**REQUEST:**
Extract the whole listing as it stands. Do not include the pictures.

**DATA EXCERPT:**
⁂
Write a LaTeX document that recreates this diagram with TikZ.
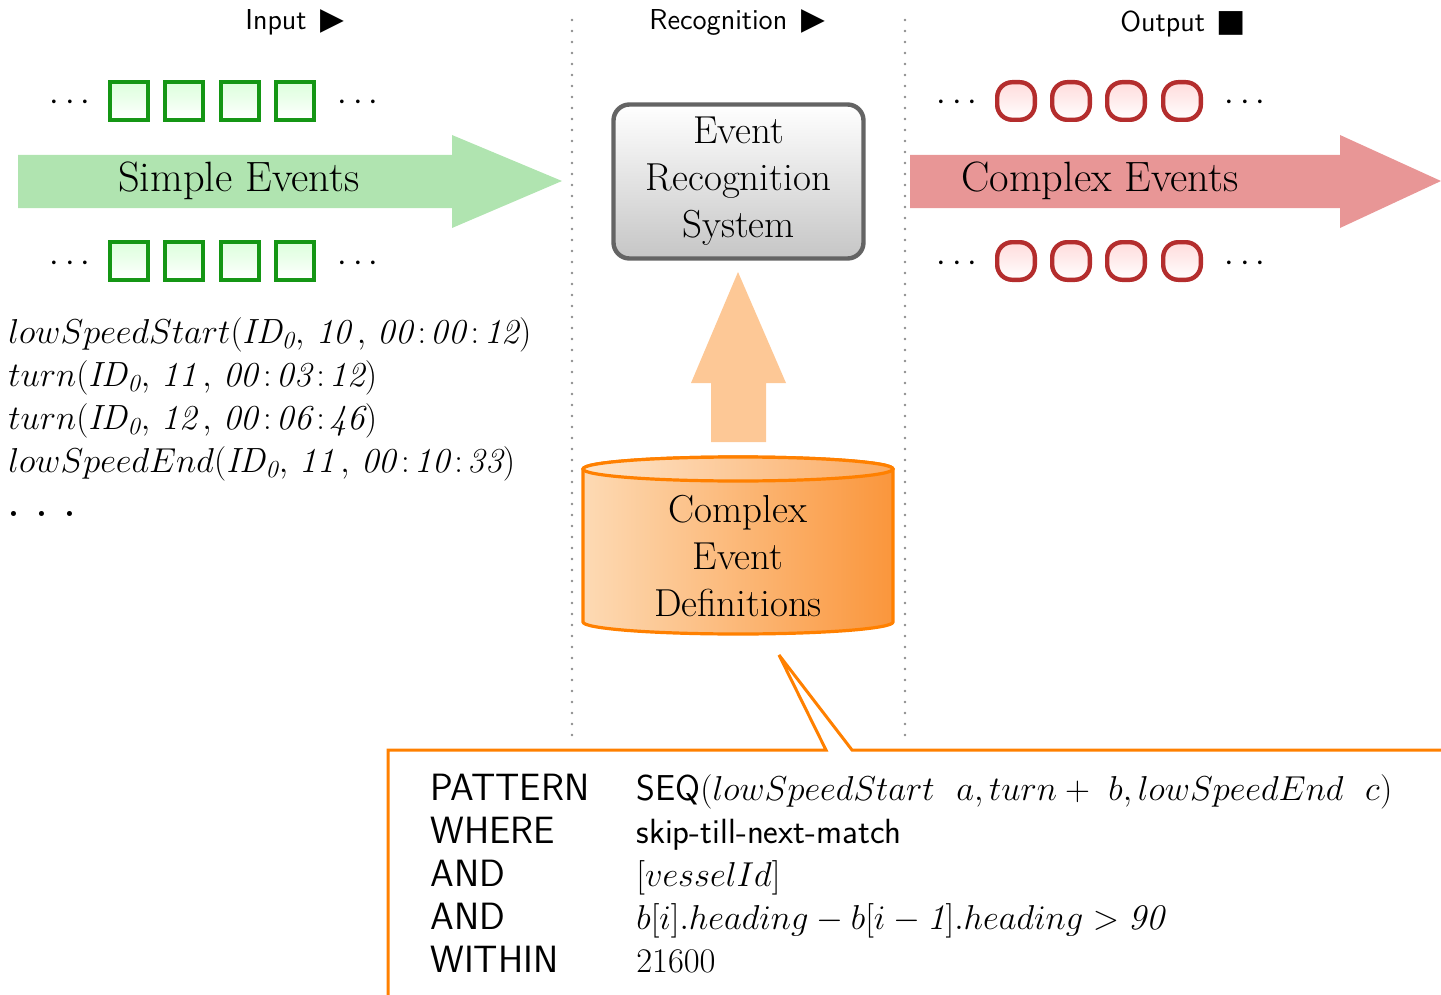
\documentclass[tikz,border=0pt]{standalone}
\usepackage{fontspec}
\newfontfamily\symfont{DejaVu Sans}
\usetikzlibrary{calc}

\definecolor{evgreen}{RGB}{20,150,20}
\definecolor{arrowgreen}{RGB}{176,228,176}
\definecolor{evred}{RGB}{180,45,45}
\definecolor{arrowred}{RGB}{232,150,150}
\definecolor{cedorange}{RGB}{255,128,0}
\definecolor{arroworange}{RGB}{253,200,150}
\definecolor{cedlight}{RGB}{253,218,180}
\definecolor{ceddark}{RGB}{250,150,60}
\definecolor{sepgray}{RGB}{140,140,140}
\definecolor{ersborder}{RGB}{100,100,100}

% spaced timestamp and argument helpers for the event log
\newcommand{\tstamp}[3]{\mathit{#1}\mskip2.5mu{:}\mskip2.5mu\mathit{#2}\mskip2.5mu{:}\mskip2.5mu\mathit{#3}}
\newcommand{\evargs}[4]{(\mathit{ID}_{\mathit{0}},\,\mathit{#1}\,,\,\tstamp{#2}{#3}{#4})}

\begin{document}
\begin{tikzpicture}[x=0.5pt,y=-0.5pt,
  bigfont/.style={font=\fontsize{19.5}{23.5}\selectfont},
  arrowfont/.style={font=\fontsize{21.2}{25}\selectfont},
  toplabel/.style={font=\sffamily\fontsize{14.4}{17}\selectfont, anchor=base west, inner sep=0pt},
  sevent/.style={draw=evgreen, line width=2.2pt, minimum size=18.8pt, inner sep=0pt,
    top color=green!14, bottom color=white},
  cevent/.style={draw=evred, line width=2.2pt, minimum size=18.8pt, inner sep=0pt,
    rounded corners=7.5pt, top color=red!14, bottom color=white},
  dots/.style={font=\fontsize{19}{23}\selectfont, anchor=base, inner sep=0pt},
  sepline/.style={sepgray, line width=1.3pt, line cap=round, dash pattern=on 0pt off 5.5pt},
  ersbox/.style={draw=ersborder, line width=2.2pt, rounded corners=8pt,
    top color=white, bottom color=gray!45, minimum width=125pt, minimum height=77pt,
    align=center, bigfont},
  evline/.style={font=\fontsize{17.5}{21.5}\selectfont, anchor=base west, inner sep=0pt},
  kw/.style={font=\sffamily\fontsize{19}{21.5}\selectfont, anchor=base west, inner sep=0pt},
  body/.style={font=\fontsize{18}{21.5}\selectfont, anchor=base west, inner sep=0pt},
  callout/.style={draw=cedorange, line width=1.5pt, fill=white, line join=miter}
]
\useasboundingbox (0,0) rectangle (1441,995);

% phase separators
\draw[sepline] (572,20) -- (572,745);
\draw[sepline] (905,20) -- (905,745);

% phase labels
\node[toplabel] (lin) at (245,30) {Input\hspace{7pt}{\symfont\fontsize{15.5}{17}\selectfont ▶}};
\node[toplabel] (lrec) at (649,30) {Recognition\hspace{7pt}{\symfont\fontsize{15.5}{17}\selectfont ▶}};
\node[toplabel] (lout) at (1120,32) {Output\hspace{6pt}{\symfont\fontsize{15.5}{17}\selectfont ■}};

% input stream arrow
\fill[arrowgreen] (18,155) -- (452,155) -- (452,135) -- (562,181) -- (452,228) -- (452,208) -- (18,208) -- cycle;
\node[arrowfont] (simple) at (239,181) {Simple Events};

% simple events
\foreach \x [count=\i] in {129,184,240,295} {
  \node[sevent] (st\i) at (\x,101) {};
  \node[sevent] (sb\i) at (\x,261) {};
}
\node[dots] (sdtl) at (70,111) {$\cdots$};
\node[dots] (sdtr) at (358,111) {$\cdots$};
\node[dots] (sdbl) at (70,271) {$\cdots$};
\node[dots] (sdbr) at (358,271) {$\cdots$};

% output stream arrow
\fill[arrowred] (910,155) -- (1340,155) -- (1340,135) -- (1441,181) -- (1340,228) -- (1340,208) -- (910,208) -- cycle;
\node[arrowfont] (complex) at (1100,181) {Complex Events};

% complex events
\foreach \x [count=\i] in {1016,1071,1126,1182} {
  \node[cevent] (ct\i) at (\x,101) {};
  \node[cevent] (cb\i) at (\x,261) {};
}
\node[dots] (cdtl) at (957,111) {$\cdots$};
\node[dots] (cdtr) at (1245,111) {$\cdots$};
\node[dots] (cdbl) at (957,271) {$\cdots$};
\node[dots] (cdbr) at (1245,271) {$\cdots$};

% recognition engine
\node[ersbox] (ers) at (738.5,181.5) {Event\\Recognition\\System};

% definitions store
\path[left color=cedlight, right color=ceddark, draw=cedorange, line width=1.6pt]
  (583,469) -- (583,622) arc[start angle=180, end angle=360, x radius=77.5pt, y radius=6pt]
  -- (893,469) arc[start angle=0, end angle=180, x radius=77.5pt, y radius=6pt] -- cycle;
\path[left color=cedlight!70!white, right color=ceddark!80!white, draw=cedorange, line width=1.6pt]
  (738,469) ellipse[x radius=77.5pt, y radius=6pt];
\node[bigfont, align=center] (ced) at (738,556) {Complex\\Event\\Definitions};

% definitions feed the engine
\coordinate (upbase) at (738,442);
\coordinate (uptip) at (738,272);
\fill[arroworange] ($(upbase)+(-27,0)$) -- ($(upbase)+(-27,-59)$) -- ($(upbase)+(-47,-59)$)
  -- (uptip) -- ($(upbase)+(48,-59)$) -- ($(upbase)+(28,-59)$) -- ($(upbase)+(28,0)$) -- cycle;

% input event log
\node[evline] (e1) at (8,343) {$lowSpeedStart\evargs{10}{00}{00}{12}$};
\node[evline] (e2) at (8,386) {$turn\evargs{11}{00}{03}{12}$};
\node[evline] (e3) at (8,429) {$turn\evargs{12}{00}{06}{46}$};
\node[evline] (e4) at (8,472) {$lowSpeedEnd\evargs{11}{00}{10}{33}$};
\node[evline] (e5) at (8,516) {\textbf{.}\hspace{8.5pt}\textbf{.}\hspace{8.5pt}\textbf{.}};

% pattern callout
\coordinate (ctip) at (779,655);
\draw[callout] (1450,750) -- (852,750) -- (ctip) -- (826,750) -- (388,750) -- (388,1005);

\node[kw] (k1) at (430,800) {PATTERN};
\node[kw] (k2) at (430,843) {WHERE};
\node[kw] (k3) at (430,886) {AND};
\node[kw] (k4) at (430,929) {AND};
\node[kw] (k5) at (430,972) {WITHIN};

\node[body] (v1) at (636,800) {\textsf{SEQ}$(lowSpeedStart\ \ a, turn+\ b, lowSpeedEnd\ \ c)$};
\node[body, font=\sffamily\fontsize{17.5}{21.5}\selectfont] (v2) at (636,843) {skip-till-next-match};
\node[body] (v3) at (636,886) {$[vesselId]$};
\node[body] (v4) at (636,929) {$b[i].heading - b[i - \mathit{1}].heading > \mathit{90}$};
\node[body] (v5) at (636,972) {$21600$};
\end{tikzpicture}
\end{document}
⁂
**EXERCISE OUTPUT:**
Write a LaTeX document that recreates this diagram with TikZ.
\documentclass[tikz,border=0pt]{standalone}
\usepackage{fontspec}
\newfontfamily\symfont{DejaVu Sans}
\usetikzlibrary{calc}

\definecolor{evgreen}{RGB}{20,150,20}
\definecolor{arrowgreen}{RGB}{176,228,176}
\definecolor{evred}{RGB}{180,45,45}
\definecolor{arrowred}{RGB}{232,150,150}
\definecolor{cedorange}{RGB}{255,128,0}
\definecolor{arroworange}{RGB}{253,200,150}
\definecolor{cedlight}{RGB}{253,218,180}
\definecolor{ceddark}{RGB}{250,150,60}
\definecolor{sepgray}{RGB}{140,140,140}
\definecolor{ersborder}{RGB}{100,100,100}

% spaced timestamp and argument helpers for the event log
\newcommand{\tstamp}[3]{\mathit{#1}\mskip2.5mu{:}\mskip2.5mu\mathit{#2}\mskip2.5mu{:}\mskip2.5mu\mathit{#3}}
\newcommand{\evargs}[4]{(\mathit{ID}_{\mathit{0}},\,\mathit{#1}\,,\,\tstamp{#2}{#3}{#4})}

\begin{document}
\begin{tikzpicture}[x=0.5pt,y=-0.5pt,
  bigfont/.style={font=\fontsize{19.5}{23.5}\selectfont},
  arrowfont/.style={font=\fontsize{21.2}{25}\selectfont},
  toplabel/.style={font=\sffamily\fontsize{14.4}{17}\selectfont, anchor=base west, inner sep=0pt},
  sevent/.style={draw=evgreen, line width=2.2pt, minimum size=18.8pt, inner sep=0pt,
    top color=green!14, bottom color=white},
  cevent/.style={draw=evred, line width=2.2pt, minimum size=18.8pt, inner sep=0pt,
    rounded corners=7.5pt, top color=red!14, bottom color=white},
  dots/.style={font=\fontsize{19}{23}\selectfont, anchor=base, inner sep=0pt},
  sepline/.style={sepgray, line width=1.3pt, line cap=round, dash pattern=on 0pt off 5.5pt},
  ersbox/.style={draw=ersborder, line width=2.2pt, rounded corners=8pt,
    top color=white, bottom color=gray!45, minimum width=125pt, minimum height=77pt,
    align=center, bigfont},
  evline/.style={font=\fontsize{17.5}{21.5}\selectfont, anchor=base west, inner sep=0pt},
  kw/.style={font=\sffamily\fontsize{19}{21.5}\selectfont, anchor=base west, inner sep=0pt},
  body/.style={font=\fontsize{18}{21.5}\selectfont, anchor=base west, inner sep=0pt},
  callout/.style={draw=cedorange, line width=1.5pt, fill=white, line join=miter}
]
\useasboundingbox (0,0) rectangle (1441,995);

% phase separators
\draw[sepline] (572,20) -- (572,745);
\draw[sepline] (905,20) -- (905,745);

% phase labels
\node[toplabel] (lin) at (245,30) {Input\hspace{7pt}{\symfont\fontsize{15.5}{17}\selectfont ▶}};
\node[toplabel] (lrec) at (649,30) {Recognition\hspace{7pt}{\symfont\fontsize{15.5}{17}\selectfont ▶}};
\node[toplabel] (lout) at (1120,32) {Output\hspace{6pt}{\symfont\fontsize{15.5}{17}\selectfont ■}};

% input stream arrow
\fill[arrowgreen] (18,155) -- (452,155) -- (452,135) -- (562,181) -- (452,228) -- (452,208) -- (18,208) -- cycle;
\node[arrowfont] (simple) at (239,181) {Simple Events};

% simple events
\foreach \x [count=\i] in {129,184,240,295} {
  \node[sevent] (st\i) at (\x,101) {};
  \node[sevent] (sb\i) at (\x,261) {};
}
\node[dots] (sdtl) at (70,111) {$\cdots$};
\node[dots] (sdtr) at (358,111) {$\cdots$};
\node[dots] (sdbl) at (70,271) {$\cdots$};
\node[dots] (sdbr) at (358,271) {$\cdots$};

% output stream arrow
\fill[arrowred] (910,155) -- (1340,155) -- (1340,135) -- (1441,181) -- (1340,228) -- (1340,208) -- (910,208) -- cycle;
\node[arrowfont] (complex) at (1100,181) {Complex Events};

% complex events
\foreach \x [count=\i] in {1016,1071,1126,1182} {
  \node[cevent] (ct\i) at (\x,101) {};
  \node[cevent] (cb\i) at (\x,261) {};
}
\node[dots] (cdtl) at (957,111) {$\cdots$};
\node[dots] (cdtr) at (1245,111) {$\cdots$};
\node[dots] (cdbl) at (957,271) {$\cdots$};
\node[dots] (cdbr) at (1245,271) {$\cdots$};

% recognition engine
\node[ersbox] (ers) at (738.5,181.5) {Event\\Recognition\\System};

% definitions store
\path[left color=cedlight, right color=ceddark, draw=cedorange, line width=1.6pt]
  (583,469) -- (583,622) arc[start angle=180, end angle=360, x radius=77.5pt, y radius=6pt]
  -- (893,469) arc[start angle=0, end angle=180, x radius=77.5pt, y radius=6pt] -- cycle;
\path[left color=cedlight!70!white, right color=ceddark!80!white, draw=cedorange, line width=1.6pt]
  (738,469) ellipse[x radius=77.5pt, y radius=6pt];
\node[bigfont, align=center] (ced) at (738,556) {Complex\\Event\\Definitions};

% definitions feed the engine
\coordinate (upbase) at (738,442);
\coordinate (uptip) at (738,272);
\fill[arroworange] ($(upbase)+(-27,0)$) -- ($(upbase)+(-27,-59)$) -- ($(upbase)+(-47,-59)$)
  -- (uptip) -- ($(upbase)+(48,-59)$) -- ($(upbase)+(28,-59)$) -- ($(upbase)+(28,0)$) -- cycle;

% input event log
\node[evline] (e1) at (8,343) {$lowSpeedStart\evargs{10}{00}{00}{12}$};
\node[evline] (e2) at (8,386) {$turn\evargs{11}{00}{03}{12}$};
\node[evline] (e3) at (8,429) {$turn\evargs{12}{00}{06}{46}$};
\node[evline] (e4) at (8,472) {$lowSpeedEnd\evargs{11}{00}{10}{33}$};
\node[evline] (e5) at (8,516) {\textbf{.}\hspace{8.5pt}\textbf{.}\hspace{8.5pt}\textbf{.}};

% pattern callout
\coordinate (ctip) at (779,655);
\draw[callout] (1450,750) -- (852,750) -- (ctip) -- (826,750) -- (388,750) -- (388,1005);

\node[kw] (k1) at (430,800) {PATTERN};
\node[kw] (k2) at (430,843) {WHERE};
\node[kw] (k3) at (430,886) {AND};
\node[kw] (k4) at (430,929) {AND};
\node[kw] (k5) at (430,972) {WITHIN};

\node[body] (v1) at (636,800) {\textsf{SEQ}$(lowSpeedStart\ \ a, turn+\ b, lowSpeedEnd\ \ c)$};
\node[body, font=\sffamily\fontsize{17.5}{21.5}\selectfont] (v2) at (636,843) {skip-till-next-match};
\node[body] (v3) at (636,886) {$[vesselId]$};
\node[body] (v4) at (636,929) {$b[i].heading - b[i - \mathit{1}].heading > \mathit{90}$};
\node[body] (v5) at (636,972) {$21600$};
\end{tikzpicture}
\end{document}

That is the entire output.